THE BLOG AT THE CROSSROADS
Time Out Blows Hot & Cold About Graphic Novels
Posted: March 31, 2011

Last week, London listing magazine Time Out included a review of the Tamara Drewe DVD by Carol Barker, who wrote: “...it’s hard to feel sympathy for the characters’ ‘problems’, particularly Tamara’s, who remains as paper-thin as her comic-strip roots.” One wonders if this DVD reviewer has properly read Posy Simmonds’ original graphic novel. If she had, she might have discovered how different it is from the lighter, slighter movie adaptation by Stephen Frears.

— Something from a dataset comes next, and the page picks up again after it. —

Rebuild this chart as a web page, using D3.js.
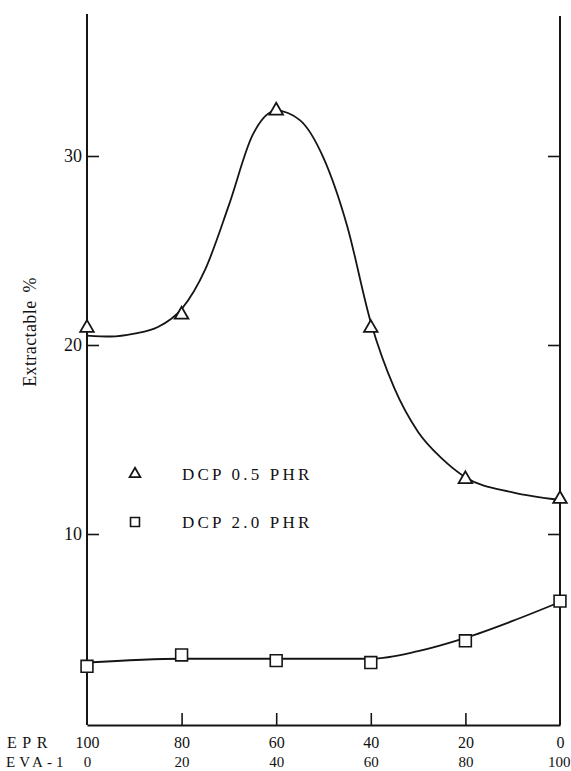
<!DOCTYPE html>
<html>
<head>
<meta charset="utf-8">
<script src="https://cdn.jsdelivr.net/npm/d3@7"></script>
<style>
  html, body { margin: 0; padding: 0; background: #fff; }
  svg { display: block; }
  text { font-family: "Liberation Serif", "Times New Roman", serif; fill: #111; }
</style>
</head>
<body>
<svg id="chart" width="571" height="771"></svg>
<script>
// ---- data ----
const eprTicks = [100, 80, 60, 40, 20, 0];
const yTicks = [10, 20, 30];
// measured points
const epr = [100, 80, 60, 40, 20, 0];
const dcp05 = [20.9, 21.6, 32.4, 20.9, 12.9, 11.85];
const dcp20 = [3.0, 3.6, 3.3, 3.2, 4.35, 6.45];
// hand-drawn smooth curves
const curve05Epr = [100, 95, 90, 85, 80, 75, 70, 65, 60, 55, 50, 45, 40, 35, 30, 25, 20, 10, 0];
const curve05Val = [20.5, 20.45, 20.6, 20.95, 21.9, 24.0, 27.4, 31.1, 32.4, 31.9, 29.9, 26.3, 21.2, 17.7, 15.4, 14.0, 13.0, 12.2, 11.8];
const curve20Epr = [100, 80, 60, 40, 30, 20, 10, 0];
const curve20Val = [3.2, 3.4, 3.4, 3.4, 3.8, 4.5, 5.4, 6.4];
const legendLabels = ["DCP 0.5 PHR", "DCP 2.0 PHR"];
const yTitle = "Extractable %";

// ---- layout ----
const svg = d3.select("#chart");
const x = d3.scaleLinear().domain([100, 0]).range([87, 560]);
const xEva = d3.scaleLinear().domain([0, 100]).range([87, 560]);
const y = d3.scaleLinear().domain([0, 30]).range([723, 156]);
const axisY = 725;
const ink = "#151515";

// frame verticals
svg.append("line").attr("x1", x(100)).attr("x2", x(100)).attr("y1", 14).attr("y2", axisY)
  .attr("stroke", ink).attr("stroke-width", 2);
svg.append("line").attr("x1", x(0)).attr("x2", x(0)).attr("y1", 16).attr("y2", axisY)
  .attr("stroke", ink).attr("stroke-width", 2);

// left axis (ticks inward, labels outside)
const gl = svg.append("g").attr("transform", `translate(${x(100)},0)`)
  .call(d3.axisLeft(y).tickValues(yTicks).tickSizeInner(-12).tickSizeOuter(0).tickPadding(5));
gl.select(".domain").remove();
gl.selectAll("line").attr("stroke", ink).attr("stroke-width", 1.6);
gl.selectAll("text").attr("font-size", 18).attr("font-family", "Liberation Serif").attr("fill", "#111");

// right axis (ticks inward, no labels)
const gr = svg.append("g").attr("transform", `translate(${x(0)},0)`)
  .call(d3.axisRight(y).tickValues(yTicks).tickSizeInner(-12).tickSizeOuter(0).tickFormat(""));
gr.select(".domain").remove();
gr.selectAll("line").attr("stroke", ink).attr("stroke-width", 1.6);

// bottom axis: EPR row
const gb = svg.append("g").attr("transform", `translate(0,${axisY})`)
  .call(d3.axisBottom(x).tickValues(eprTicks).tickSizeInner(-12).tickSizeOuter(0).tickPadding(11.5));
gb.select(".domain").attr("stroke", ink).attr("stroke-width", 2);
gb.selectAll(".tick line").attr("stroke", ink).attr("stroke-width", 1.6)
  .filter(d => d === 100 || d === 0).remove();
gb.selectAll("text").attr("font-size", 16).attr("font-family", "Liberation Serif").attr("fill", "#111");

// bottom axis: EVA-1 row
const gb2 = svg.append("g").attr("transform", `translate(0,${axisY})`)
  .call(d3.axisBottom(xEva).tickValues(eprTicks.map(d => 100 - d)).tickSize(0).tickPadding(31.5));
gb2.select(".domain").remove();
gb2.selectAll("text").attr("font-size", 15).attr("font-family", "Liberation Serif").attr("fill", "#111");
gb2.selectAll(".tick").filter(d => d === 100).select("text")
  .attr("text-anchor", "end").attr("dx", 10);

// row titles
svg.append("text").attr("x", 7).attr("y", 748).attr("font-size", 16).attr("letter-spacing", 5.5).text("EPR");
svg.append("text").attr("x", 6).attr("y", 767).attr("font-size", 15).attr("letter-spacing", 4).text("EVA-1");

// y title
svg.append("text")
  .attr("transform", `translate(36,332) rotate(-90)`)
  .attr("text-anchor", "middle")
  .attr("font-size", 18)
  .attr("letter-spacing", 0.4)
  .attr("word-spacing", 3)
  .text(yTitle);

// curves
const line = d3.line().x(d => x(d[0])).y(d => y(d[1])).curve(d3.curveMonotoneX);
svg.append("path").datum(d3.zip(curve05Epr, curve05Val)).attr("d", line)
  .attr("fill", "none").attr("stroke", ink).attr("stroke-width", 1.8);
svg.append("path").datum(d3.zip(curve20Epr, curve20Val)).attr("d", line)
  .attr("fill", "none").attr("stroke", ink).attr("stroke-width", 1.8);

// markers
const tri = d3.symbol().type(d3.symbolTriangle).size(80);
const sq = d3.symbol().type(d3.symbolSquare).size(140);
svg.append("g").selectAll("path").data(d3.zip(epr, dcp05)).join("path")
  .attr("d", tri).attr("transform", d => `translate(${x(d[0])},${y(d[1])})`)
  .attr("fill", "#fff").attr("stroke", ink).attr("stroke-width", 1.8);
svg.append("g").selectAll("path").data(d3.zip(epr, dcp20)).join("path")
  .attr("d", sq).attr("transform", d => `translate(${x(d[0])},${y(d[1])})`)
  .attr("fill", "#fff").attr("stroke", ink).attr("stroke-width", 1.6);

// legend
const lg = svg.append("g");
lg.append("path").attr("d", d3.symbol().type(d3.symbolTriangle).size(50)())
  .attr("transform", "translate(135,474)").attr("fill", "#fff").attr("stroke", ink).attr("stroke-width", 1.8);
lg.append("path").attr("d", d3.symbol().type(d3.symbolSquare).size(80)())
  .attr("transform", "translate(135,522)").attr("fill", "#fff").attr("stroke", ink).attr("stroke-width", 1.6);
lg.append("text").attr("x", 182).attr("y", 480).attr("font-size", 17).attr("letter-spacing", 3.2).text(legendLabels[0]);
lg.append("text").attr("x", 182).attr("y", 528).attr("font-size", 17).attr("letter-spacing", 3.2).text(legendLabels[1]);
</script>
</body>
</html>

To give film-goers a happy ending, Frears chose to avoid the tragic demise of one major character and in doing so also omitted a lot of the ramifications about teenage despair in rural England.

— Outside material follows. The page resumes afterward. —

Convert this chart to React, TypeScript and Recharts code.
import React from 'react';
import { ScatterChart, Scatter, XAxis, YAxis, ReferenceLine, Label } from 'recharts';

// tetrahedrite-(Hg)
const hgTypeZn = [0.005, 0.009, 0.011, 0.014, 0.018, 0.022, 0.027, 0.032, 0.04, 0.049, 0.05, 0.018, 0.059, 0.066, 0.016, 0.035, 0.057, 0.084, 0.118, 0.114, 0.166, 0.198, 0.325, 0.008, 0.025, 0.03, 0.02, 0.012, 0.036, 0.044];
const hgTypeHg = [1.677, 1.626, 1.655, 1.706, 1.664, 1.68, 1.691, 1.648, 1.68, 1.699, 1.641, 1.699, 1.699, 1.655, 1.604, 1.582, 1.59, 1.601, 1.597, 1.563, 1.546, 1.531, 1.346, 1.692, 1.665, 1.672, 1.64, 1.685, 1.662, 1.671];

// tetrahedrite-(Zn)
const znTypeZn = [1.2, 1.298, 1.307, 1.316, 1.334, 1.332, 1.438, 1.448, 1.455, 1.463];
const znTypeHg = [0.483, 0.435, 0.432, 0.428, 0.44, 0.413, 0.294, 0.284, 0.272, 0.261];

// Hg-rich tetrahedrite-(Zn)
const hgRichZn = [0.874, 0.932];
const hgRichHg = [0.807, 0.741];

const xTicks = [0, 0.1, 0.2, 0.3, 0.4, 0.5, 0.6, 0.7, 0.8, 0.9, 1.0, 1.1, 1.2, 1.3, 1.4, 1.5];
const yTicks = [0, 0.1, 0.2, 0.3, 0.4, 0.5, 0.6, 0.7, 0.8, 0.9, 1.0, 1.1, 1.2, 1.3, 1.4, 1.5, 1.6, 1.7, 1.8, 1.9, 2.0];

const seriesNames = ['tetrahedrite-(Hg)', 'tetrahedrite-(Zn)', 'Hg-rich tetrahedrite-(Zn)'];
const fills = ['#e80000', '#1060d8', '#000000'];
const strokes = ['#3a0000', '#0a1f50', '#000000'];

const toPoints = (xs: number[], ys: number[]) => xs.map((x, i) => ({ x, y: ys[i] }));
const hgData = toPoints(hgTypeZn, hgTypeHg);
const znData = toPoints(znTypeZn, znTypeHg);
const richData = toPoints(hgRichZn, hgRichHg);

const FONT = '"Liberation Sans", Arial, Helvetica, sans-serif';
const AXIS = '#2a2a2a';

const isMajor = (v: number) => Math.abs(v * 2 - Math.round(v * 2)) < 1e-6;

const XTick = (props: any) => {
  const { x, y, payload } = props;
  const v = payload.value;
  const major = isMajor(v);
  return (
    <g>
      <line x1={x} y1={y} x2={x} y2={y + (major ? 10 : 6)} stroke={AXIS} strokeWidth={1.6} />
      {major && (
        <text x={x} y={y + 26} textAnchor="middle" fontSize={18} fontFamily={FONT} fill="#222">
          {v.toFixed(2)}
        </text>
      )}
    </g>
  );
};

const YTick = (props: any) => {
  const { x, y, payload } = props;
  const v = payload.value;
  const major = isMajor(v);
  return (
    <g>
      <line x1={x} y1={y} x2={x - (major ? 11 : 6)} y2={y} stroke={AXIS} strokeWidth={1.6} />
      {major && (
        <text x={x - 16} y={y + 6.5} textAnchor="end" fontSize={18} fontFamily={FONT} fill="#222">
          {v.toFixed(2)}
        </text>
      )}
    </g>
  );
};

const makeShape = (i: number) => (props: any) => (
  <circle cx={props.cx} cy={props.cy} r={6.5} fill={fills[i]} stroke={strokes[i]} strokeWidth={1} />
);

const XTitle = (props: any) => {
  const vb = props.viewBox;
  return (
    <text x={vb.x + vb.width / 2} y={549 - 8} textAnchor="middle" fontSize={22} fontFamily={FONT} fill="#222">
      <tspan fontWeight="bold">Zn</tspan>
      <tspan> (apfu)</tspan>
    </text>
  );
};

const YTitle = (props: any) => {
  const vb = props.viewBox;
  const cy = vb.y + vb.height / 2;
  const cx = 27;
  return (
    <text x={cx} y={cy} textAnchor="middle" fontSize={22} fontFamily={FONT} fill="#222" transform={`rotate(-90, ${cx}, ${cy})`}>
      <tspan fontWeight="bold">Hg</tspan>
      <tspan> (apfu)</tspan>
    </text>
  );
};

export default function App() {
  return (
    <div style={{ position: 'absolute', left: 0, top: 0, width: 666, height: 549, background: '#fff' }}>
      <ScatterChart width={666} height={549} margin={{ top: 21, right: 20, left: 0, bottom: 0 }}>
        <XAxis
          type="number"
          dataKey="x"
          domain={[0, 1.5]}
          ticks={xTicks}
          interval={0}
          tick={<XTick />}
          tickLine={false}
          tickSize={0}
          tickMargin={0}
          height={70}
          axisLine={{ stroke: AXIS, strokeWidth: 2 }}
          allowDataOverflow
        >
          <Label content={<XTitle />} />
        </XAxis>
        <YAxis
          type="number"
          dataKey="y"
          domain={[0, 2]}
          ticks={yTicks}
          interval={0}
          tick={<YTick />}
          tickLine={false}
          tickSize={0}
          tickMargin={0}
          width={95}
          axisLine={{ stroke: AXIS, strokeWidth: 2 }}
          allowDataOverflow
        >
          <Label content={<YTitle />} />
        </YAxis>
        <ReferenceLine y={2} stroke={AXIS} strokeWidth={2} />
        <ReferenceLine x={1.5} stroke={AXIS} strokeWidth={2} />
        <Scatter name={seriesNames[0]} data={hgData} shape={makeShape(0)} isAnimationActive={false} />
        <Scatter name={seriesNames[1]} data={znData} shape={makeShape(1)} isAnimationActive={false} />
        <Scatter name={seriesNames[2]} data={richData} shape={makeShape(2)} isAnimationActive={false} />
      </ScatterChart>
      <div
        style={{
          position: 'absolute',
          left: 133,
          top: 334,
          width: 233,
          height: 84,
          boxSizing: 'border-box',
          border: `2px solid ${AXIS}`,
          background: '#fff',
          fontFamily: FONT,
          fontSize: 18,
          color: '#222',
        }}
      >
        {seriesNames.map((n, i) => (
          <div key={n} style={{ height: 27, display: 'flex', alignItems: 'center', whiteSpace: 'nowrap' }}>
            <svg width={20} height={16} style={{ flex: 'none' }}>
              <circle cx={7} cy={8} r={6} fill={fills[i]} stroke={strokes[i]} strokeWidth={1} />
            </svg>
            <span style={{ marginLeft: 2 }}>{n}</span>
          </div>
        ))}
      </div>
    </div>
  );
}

This is not the first example of the complex source material in comics being richer and deeper than the cinematic confection brought to the screen. Carol Barker also makes more than a suggestion here that the reason Tamara seems so shallow in the film can be put down to the fact that she originated in a comic-strip, where characters are inevitably “paper-thin”. Read or re-read Tamara Drewe and you’ll find that Posy writes with real depth and subtlety of characterisation.

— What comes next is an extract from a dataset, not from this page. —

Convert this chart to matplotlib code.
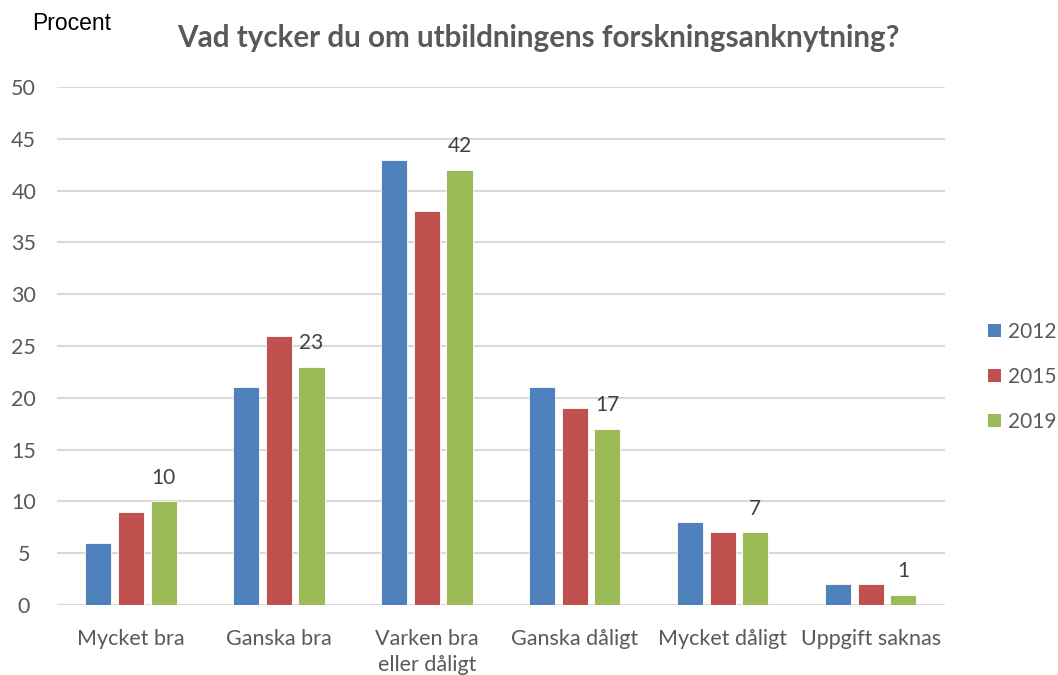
import numpy as np
import matplotlib
matplotlib.use("Agg")
from matplotlib import pyplot as plt
from matplotlib.patches import Patch

categories = ["Mycket bra", "Ganska bra", "Varken bra\neller dåligt",
              "Ganska dåligt", "Mycket dåligt", "Uppgift saknas"]
years = ["2012", "2015", "2019"]
v2012 = [6, 21, 43, 21, 8, 2]
v2015 = [9, 26, 38, 19, 7, 2]
v2019 = [10, 23, 42, 17, 7, 1]
colors = ["#4f81bd", "#c0504d", "#9bbb59"]

plt.rcParams['font.family'] = ['Lato', 'DejaVu Sans']

fig = plt.figure(figsize=(10.58, 6.75), dpi=100)
ax = fig.add_axes([0.0539, 0.1037, 0.8391, 0.7674])

x = np.arange(len(categories))
w = 0.176
step = 0.22
series = [v2012, v2015, v2019]
for i, vals in enumerate(series):
    bars = ax.bar(x + (i - 1) * step, vals, w, color=colors[i],
                  edgecolor="white", linewidth=0.6, zorder=3, label=years[i])
    if i == 2:
        # only the 2019 bars carry value labels
        for b, v in zip(bars, vals):
            ax.text(b.get_x() + b.get_width() / 2, v + 1.3, str(v),
                    ha="center", va="bottom", fontsize=15, color="#404040")

ax.set_xlim(-0.5, len(categories) - 0.5)
ax.set_ylim(0, 50)
ax.set_yticks(range(0, 51, 5))
ax.yaxis.grid(True, color="#d9d9d9", linewidth=1.5, zorder=0)
ax.set_axisbelow(True)
for s in ax.spines.values():
    s.set_visible(False)
ax.tick_params(axis="both", length=0, labelsize=15.5, labelcolor="#595959")
ax.tick_params(axis="x", pad=17)
ax.tick_params(axis="y", pad=24)
ax.set_xticks(x)
ax.set_xticklabels(categories, linespacing=1.4)
for lbl in ax.get_yticklabels():
    lbl.set_horizontalalignment("center")

fig.text(0.030, 0.965, "Procent", fontsize=16.5, family="Liberation Sans",
         color="black", va="center", ha="left")
fig.text(0.509, 0.944, "Vad tycker du om utbildningens forskningsanknytning?",
         fontsize=21.3, fontweight="bold", color="#595959",
         ha="center", va="center")

handles = [Patch(facecolor=c, edgecolor="none") for c in colors]
leg = fig.legend(handles, years, loc="center left",
                 bbox_to_anchor=(0.916, 0.442), frameon=False,
                 fontsize=15, labelspacing=1.2, handlelength=0.62,
                 handleheight=0.62, handletextpad=0.33)
for t in leg.get_texts():
    t.set_color("#595959")

fig.savefig("out.png", dpi=100)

This week, I’m glad to say, the Books section in Time Out leads off with a whole page by Daneet Steffens covering Hair Shirt and Baby’s in Black from SelfMadeHero and Vignettes from Ystov and The Rime of the Modern Mariner from Jonathan Cape, all of them very positively critiqued and three of them illustrated. More proof that comics can be anything but “paper-thin”.